To dream the impossible dream - Ganz Düsseldorf träumt den Aufstiegstraum
 

Denn sie wissen nicht was sie tun

Ich bin ja schon dankbar, daß sie kein Basketball oder Football (würg) spielen und ihre gedankenlosen Eltern sie nicht in einen Rhein-Fire-Fummel stecken. Wenn bei mir früher etwas anderes als das jeweils neue Fortuna-Trikot unter dem Weihnachtsbaum lag, wollte ich meine Eltern am liebsten sofort verlassen und enterben. Fürsorgliche Sonderpädagogen wussten regelmäßig Schlimmeres zu verhindern. Auch wenn ich mir nur mühsam die eigenen (Fußball-) Schuhe zumachen konnte. Ich wäre schon alleine zurechtgekommen – irgendwie! Wild gestikulierend versuchte ich ihrem Tun Einhalt zu gebieten. „Schämt Euch. Ihr habt nicht einen Fortunen in Euren Reihen. Wo sind die Local Heroes Eurer Kindheit? Daniel Cartus, Rudi Zedi und Augustine Fregene?“ Keine Reaktion. Spontan warf ich mich vor ihre kleinen Füße, schnappte nach dem Ball und zog den Shittu-Joker. Als Resonanz war wildes Geheule ebenso zu hören, wie konkrete Bemerkungen a lá „Was will der Opa?“ oder „Schleich Dich, Du Penner!“ Einige versuchten mir den Ball aus den Händen zu treten und trafen meinen Kopf. Nach dem dritten Wirkungstreffer sank ich zu Boden. Benommen blinzelte ich sie an. Oh, schreck. Ein Junge, er schien der Aggressive Leader zu sein, steckte im CF Barcelona-Outfit: „Du bist der Feind“ raunzte ich ihn an. „Nein, ich bin Rivaldo“, verkündete er dagegen stolz und mahnte: „Du bist ein ewiggestriger Verlierer. Wir wollen Dich hier nicht. Fortuna ist scheiße!

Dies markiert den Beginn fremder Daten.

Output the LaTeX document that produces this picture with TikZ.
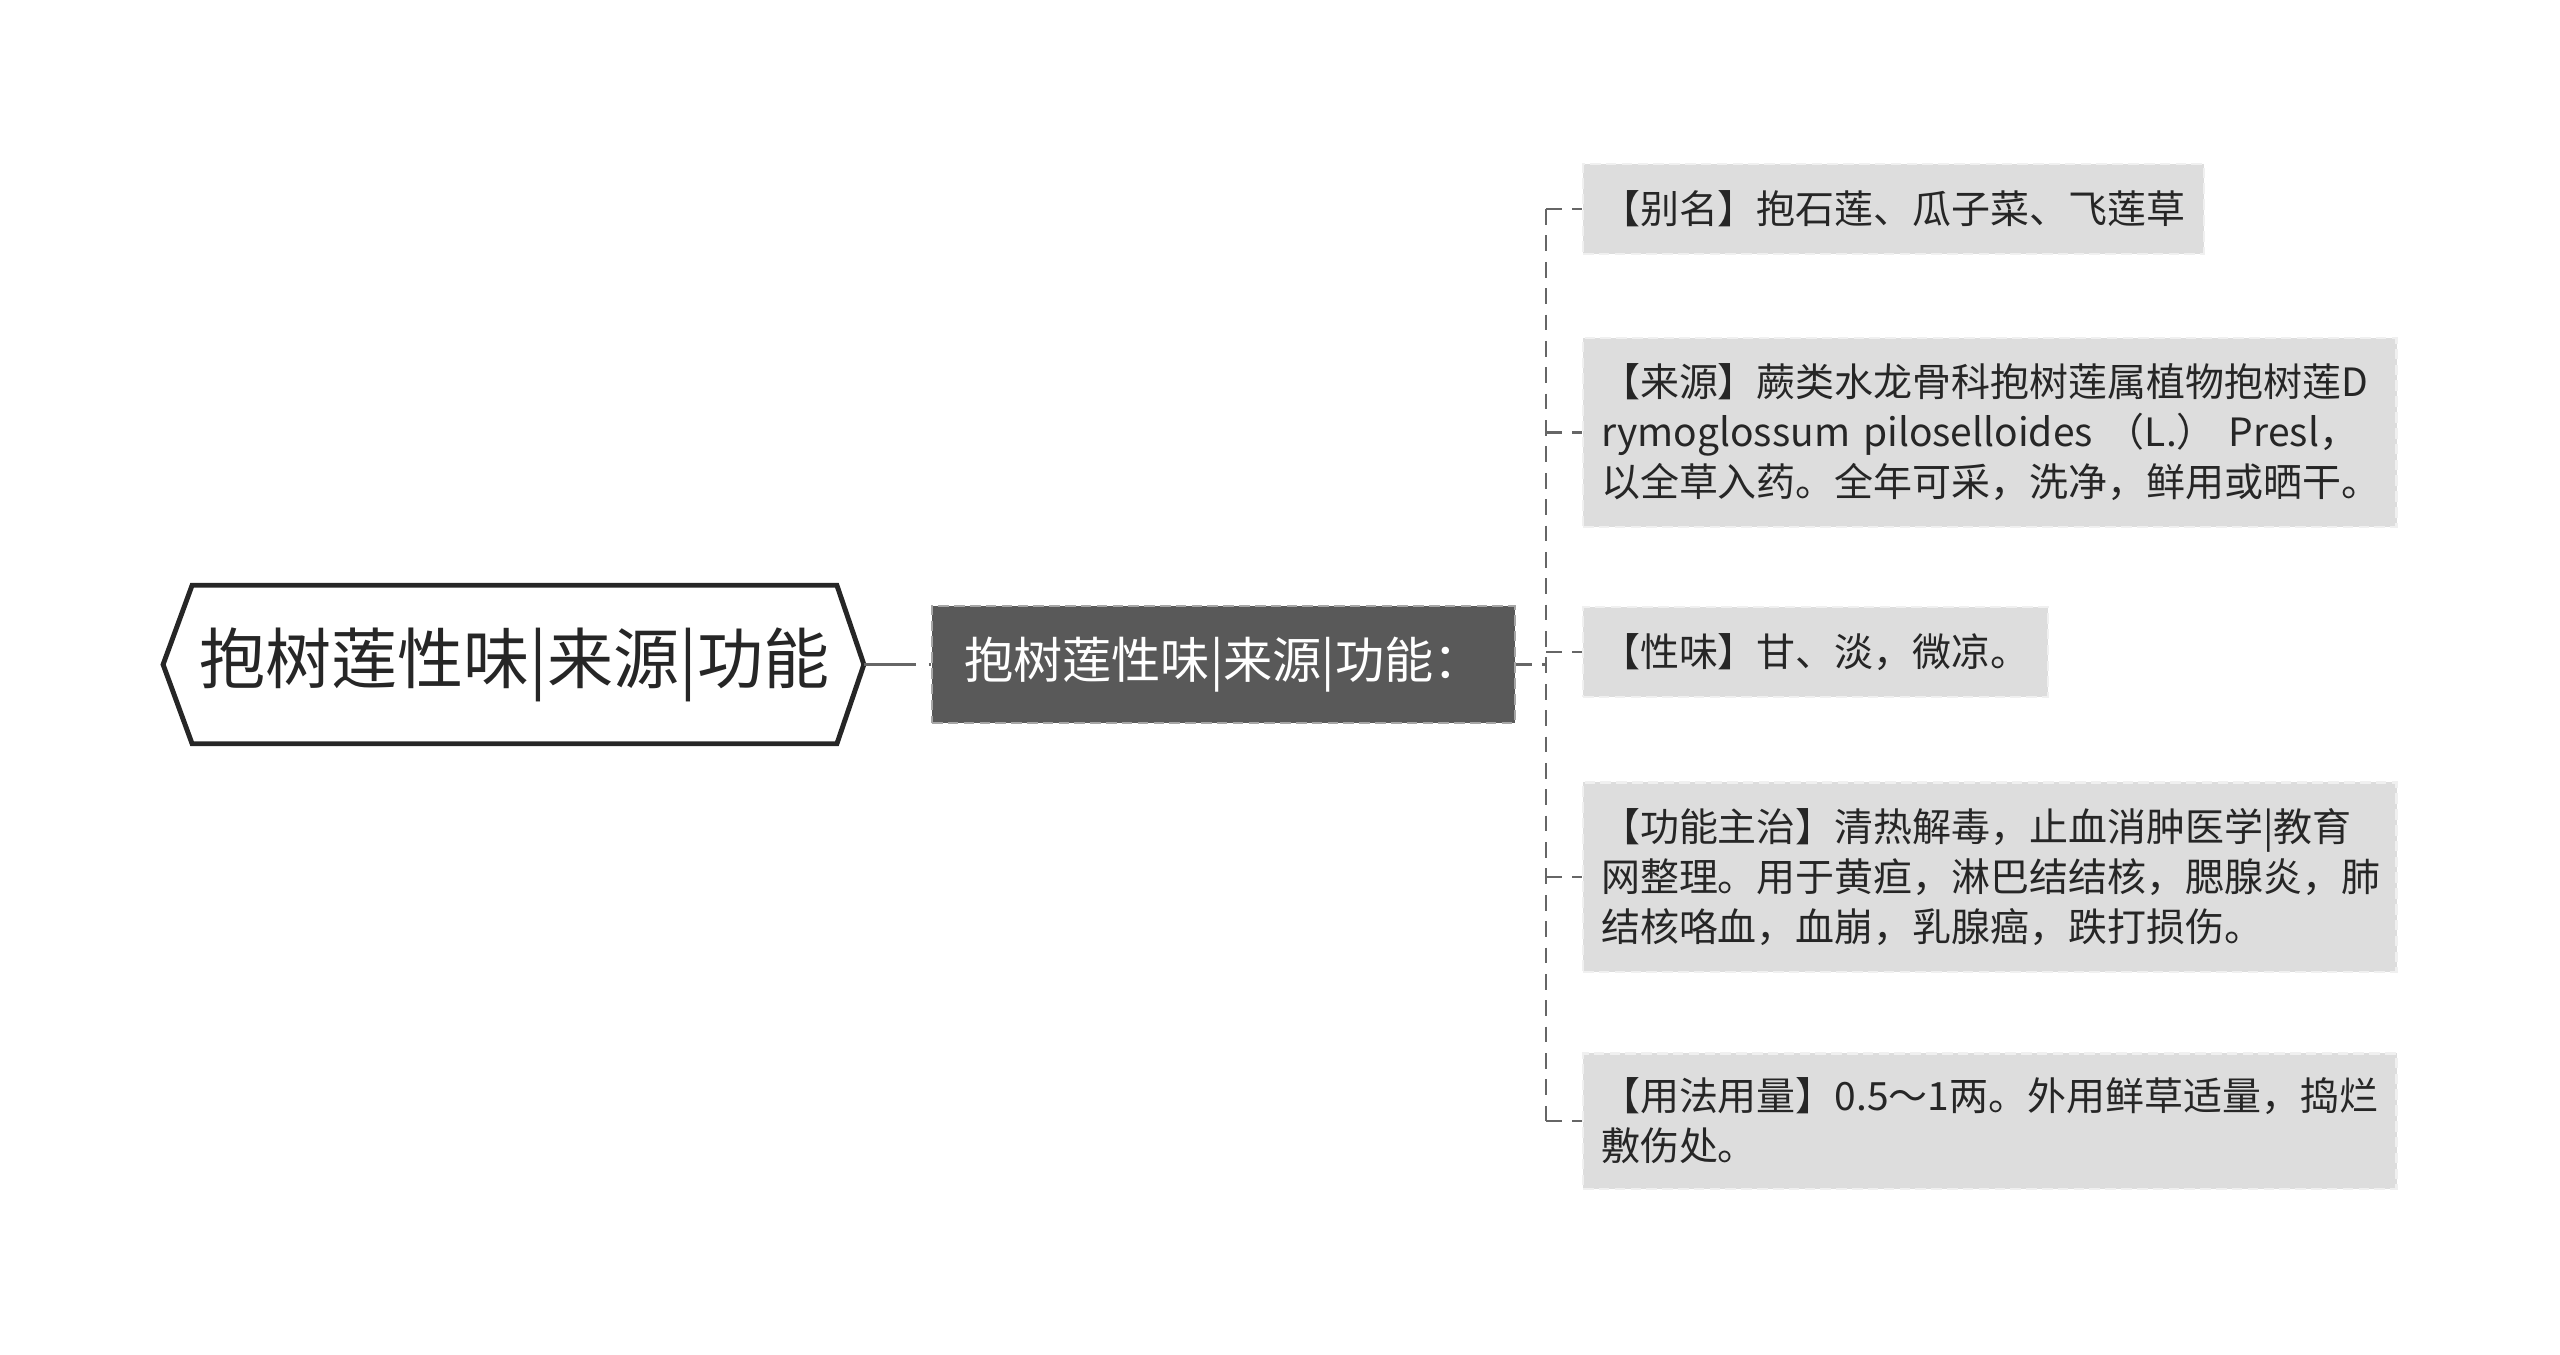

Verschwinde!“

Tares unerwünschtes Comeback

Langsam erkannte ich, daß die Jungs nur ihren großen Vorbildern nacheiferten, die sie aus den berüchtigten SAT1- und DSF-Fußballverfälschungssendungen und apokalyptischen Nike-Werbespots kennen, so wie wir damals den Allofs-Brüdern. Kann man ihnen das zum Vorwurf machen? Die heutige Fortuna-Generation ist ihnen völlig unbekannt und schnurzpupsegal (Soll man sagen zum Glück?). Jemand half mir auf. Ein letzter Versuch: „Wenn Fortuna wieder oben ist, dann geht ihr doch alle hin und kauft euch Ganyius Trikot. Wir brauchen euch.“ Doch die kleinen Ronaldos, Emersons und Elbers registrierten mich schon gar nicht mehr. Nur der hilfsbereite Mini, der mich behutsam vom Platz führte, blieb mir noch. Ich schaute ihn an. Tatsächlich, er trug das rot-weiße Leibchen der Einheimischen. War doch nicht alles umsonst? Mit kaum wahrnehmbaren Stimmchen sprach das Kind zu mir: „Hallo, ich bin Alina. Das Trikot habe ich von Igli Tare. Er hat mir versprochen eines Tages zurückzukehren. Ich muß jetzt wieder ins Tor. Sei nicht mehr traurig. Fortuna steigt bestimmt irgendwann wieder auf.“ Traurig blieb ich zurück. Der einzige Fortune war ein Mädchen, trug das Trikot eines albanischen Terroristen und stand im Tor. Ich hatte es nicht anders verdient. Mit dem Gedanken, daß „Irgendwann“ ziemlich bald sein muß, radelte ich schnell nach Hause um mit meiner Freundin über unsere Familienplanung zu reden.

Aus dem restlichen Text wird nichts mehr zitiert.